=== Material ===
= = =

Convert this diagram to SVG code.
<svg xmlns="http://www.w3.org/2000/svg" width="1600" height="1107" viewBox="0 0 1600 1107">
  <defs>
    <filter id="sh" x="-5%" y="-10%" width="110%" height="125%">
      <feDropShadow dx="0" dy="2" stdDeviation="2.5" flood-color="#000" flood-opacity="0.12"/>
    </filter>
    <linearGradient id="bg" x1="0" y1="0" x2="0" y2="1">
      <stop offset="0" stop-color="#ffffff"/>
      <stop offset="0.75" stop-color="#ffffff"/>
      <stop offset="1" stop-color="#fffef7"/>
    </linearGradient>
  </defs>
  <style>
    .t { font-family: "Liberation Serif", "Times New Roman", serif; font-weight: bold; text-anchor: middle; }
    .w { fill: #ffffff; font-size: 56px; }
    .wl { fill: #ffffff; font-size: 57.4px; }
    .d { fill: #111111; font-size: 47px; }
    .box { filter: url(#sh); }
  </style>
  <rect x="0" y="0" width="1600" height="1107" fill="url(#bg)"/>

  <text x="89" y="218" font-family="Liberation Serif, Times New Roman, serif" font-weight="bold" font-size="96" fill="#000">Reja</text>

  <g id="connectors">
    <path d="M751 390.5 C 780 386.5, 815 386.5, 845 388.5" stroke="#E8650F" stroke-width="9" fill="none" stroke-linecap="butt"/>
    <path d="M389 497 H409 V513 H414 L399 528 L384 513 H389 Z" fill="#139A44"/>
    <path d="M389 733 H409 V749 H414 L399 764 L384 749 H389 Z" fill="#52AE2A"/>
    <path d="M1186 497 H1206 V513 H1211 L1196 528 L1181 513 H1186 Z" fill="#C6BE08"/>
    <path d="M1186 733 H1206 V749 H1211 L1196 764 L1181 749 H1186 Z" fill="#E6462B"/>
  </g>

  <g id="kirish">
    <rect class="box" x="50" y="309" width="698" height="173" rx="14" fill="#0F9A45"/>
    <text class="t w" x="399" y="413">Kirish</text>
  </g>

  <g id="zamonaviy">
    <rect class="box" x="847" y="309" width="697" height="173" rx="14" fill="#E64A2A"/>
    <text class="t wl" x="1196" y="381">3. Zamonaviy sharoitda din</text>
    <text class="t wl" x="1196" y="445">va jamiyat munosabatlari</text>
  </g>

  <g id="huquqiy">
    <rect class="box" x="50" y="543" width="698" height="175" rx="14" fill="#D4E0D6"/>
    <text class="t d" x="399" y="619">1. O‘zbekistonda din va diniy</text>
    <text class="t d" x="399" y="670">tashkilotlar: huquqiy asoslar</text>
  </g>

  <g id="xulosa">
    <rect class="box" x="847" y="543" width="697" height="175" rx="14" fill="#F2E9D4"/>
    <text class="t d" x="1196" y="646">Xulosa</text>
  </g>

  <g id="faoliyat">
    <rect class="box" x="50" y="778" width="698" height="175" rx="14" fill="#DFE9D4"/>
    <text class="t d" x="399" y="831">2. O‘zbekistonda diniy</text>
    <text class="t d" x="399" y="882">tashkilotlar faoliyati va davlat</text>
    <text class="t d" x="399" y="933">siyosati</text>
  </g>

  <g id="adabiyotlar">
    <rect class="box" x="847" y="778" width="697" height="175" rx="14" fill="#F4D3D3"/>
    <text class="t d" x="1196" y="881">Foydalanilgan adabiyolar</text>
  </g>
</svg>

= = =

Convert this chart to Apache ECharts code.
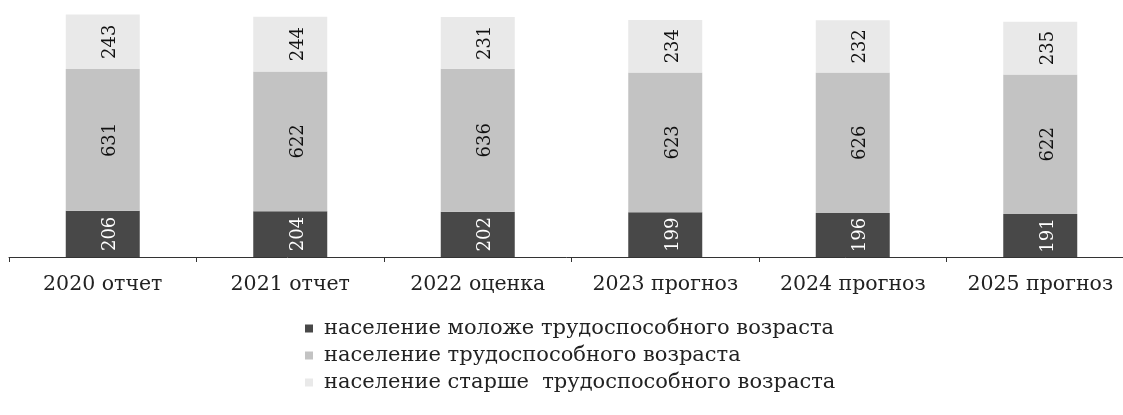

= = =

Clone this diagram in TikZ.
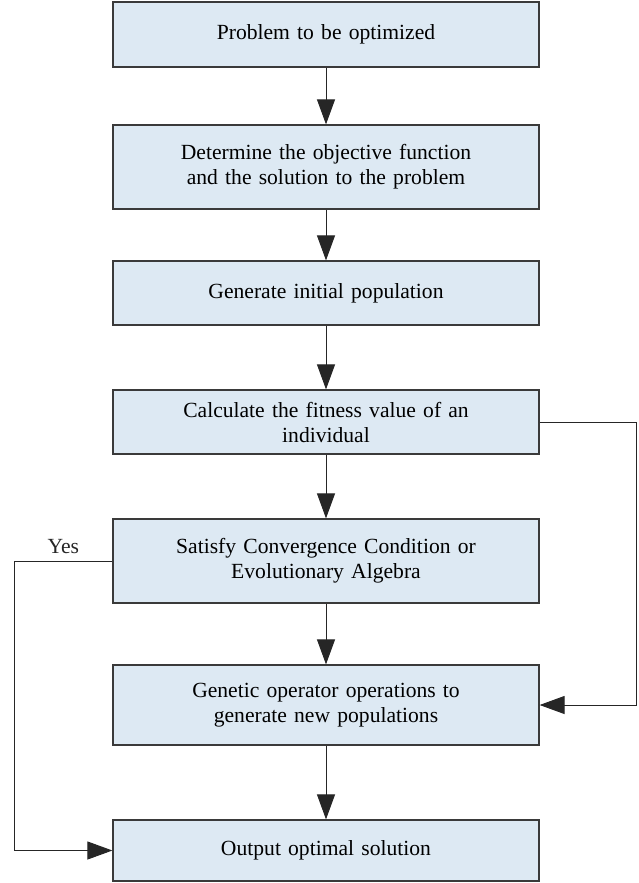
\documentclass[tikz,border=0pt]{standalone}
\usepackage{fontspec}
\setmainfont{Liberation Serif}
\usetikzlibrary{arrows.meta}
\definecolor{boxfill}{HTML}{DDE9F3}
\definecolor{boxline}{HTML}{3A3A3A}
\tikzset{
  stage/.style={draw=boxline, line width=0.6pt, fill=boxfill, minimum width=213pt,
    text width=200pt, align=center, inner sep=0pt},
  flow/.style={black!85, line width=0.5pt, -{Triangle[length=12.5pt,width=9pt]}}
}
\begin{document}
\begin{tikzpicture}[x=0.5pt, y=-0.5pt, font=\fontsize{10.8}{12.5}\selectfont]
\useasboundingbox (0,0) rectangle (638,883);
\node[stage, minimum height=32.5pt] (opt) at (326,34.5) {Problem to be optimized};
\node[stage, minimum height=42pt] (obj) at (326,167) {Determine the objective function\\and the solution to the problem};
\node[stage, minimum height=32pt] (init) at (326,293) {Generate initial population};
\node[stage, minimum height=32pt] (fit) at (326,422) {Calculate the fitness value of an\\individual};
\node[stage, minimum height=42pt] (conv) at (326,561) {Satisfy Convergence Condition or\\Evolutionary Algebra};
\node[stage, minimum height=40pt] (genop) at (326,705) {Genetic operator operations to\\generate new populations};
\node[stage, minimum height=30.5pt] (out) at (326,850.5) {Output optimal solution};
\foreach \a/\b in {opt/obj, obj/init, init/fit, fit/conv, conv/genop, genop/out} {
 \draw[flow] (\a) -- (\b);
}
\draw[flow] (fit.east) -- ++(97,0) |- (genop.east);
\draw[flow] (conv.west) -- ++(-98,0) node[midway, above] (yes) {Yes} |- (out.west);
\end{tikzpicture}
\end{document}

= = =

=== Your task ===
Reproduce verbatim the lines above, from the line with "Convert this diagram to SVG code." through the line with "Serif, Times New".

=== Full answer ===
Convert this diagram to SVG code.
<svg xmlns="http://www.w3.org/2000/svg" width="1600" height="1107" viewBox="0 0 1600 1107">
  <defs>
    <filter id="sh" x="-5%" y="-10%" width="110%" height="125%">
      <feDropShadow dx="0" dy="2" stdDeviation="2.5" flood-color="#000" flood-opacity="0.12"/>
    </filter>
    <linearGradient id="bg" x1="0" y1="0" x2="0" y2="1">
      <stop offset="0" stop-color="#ffffff"/>
      <stop offset="0.75" stop-color="#ffffff"/>
      <stop offset="1" stop-color="#fffef7"/>
    </linearGradient>
  </defs>
  <style>
    .t { font-family: "Liberation Serif", "Times New Roman", serif; font-weight: bold; text-anchor: middle; }
    .w { fill: #ffffff; font-size: 56px; }
    .wl { fill: #ffffff; font-size: 57.4px; }
    .d { fill: #111111; font-size: 47px; }
    .box { filter: url(#sh); }
  </style>
  <rect x="0" y="0" width="1600" height="1107" fill="url(#bg)"/>

  <text x="89" y="218" font-family="Liberation Serif, Times New Roman, serif" font-weight="bold" font-size="96" fill="#000">Reja</text>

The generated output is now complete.